Some days the words come slow. The brain struggles to develop compelling strategies. On those days, I still do the work. I slog through the fuzzy brain and hope for a day, maybe not tomorrow or even next week, when the words come fast. The brain makes its connections.
Other days, I want to curl up in bed and binge-watch Agent Carter. I don’t. I give myself a right good shaking and say, “This is Sparta.” I maybe kick myself down a well. How I feel doesn’t matter. There is work to be done, and I must do it.
I keep that in mind when the hard days are never-ending. One day, two days, three weeks, four months…Relief is nowhere in sight. I need a break; I need the sun; I need something. I know I won’t find it by avoiding the work, so I work.
I work, and I wait. A good day will come. The Spirit will move, and I’ll catch a glimpse of Him.

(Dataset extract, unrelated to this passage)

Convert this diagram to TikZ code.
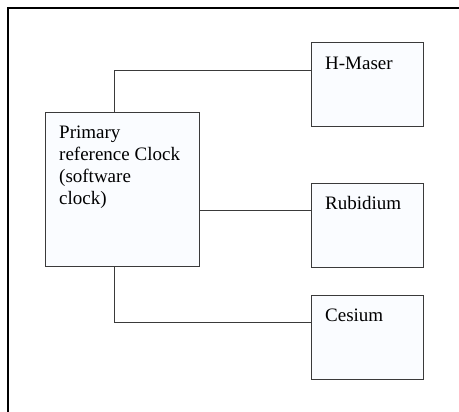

A friend will say words I need to hear. The sun will come out, however briefly. I don’t know when those things will happen, but they will. I hold onto that certainty.
I return to it, too. I don’t always believe that good will come. I don’t see how things make sense or could possibly ever work, and I panic. I become a whirling dervish with knives. I stop trusting and start doing. I frenetically make plans. I turn inward and isolate myself from others.
When that happens, as it all too often does, the Spirit reminds me of the promises God has given. He says he has perfected me for all time. That isn’t dependent on me; it’s His work alone, always and forever.
I also think of Abraham. He’s held up as an example of faith in the New Testament, but he didn’t get to that point overnight. He failed to trust God. He took control of the work. He lied.
God didn’t abandon Abraham when he messed up. No, God used those things to mature him. Abraham’s faith grew. As it did, he became more capable of doing the work God had entrusted to him.
Abraham learned to wait even as he worked for and followed God. He finally got the order right: trust, then do. Eventually, I will, too.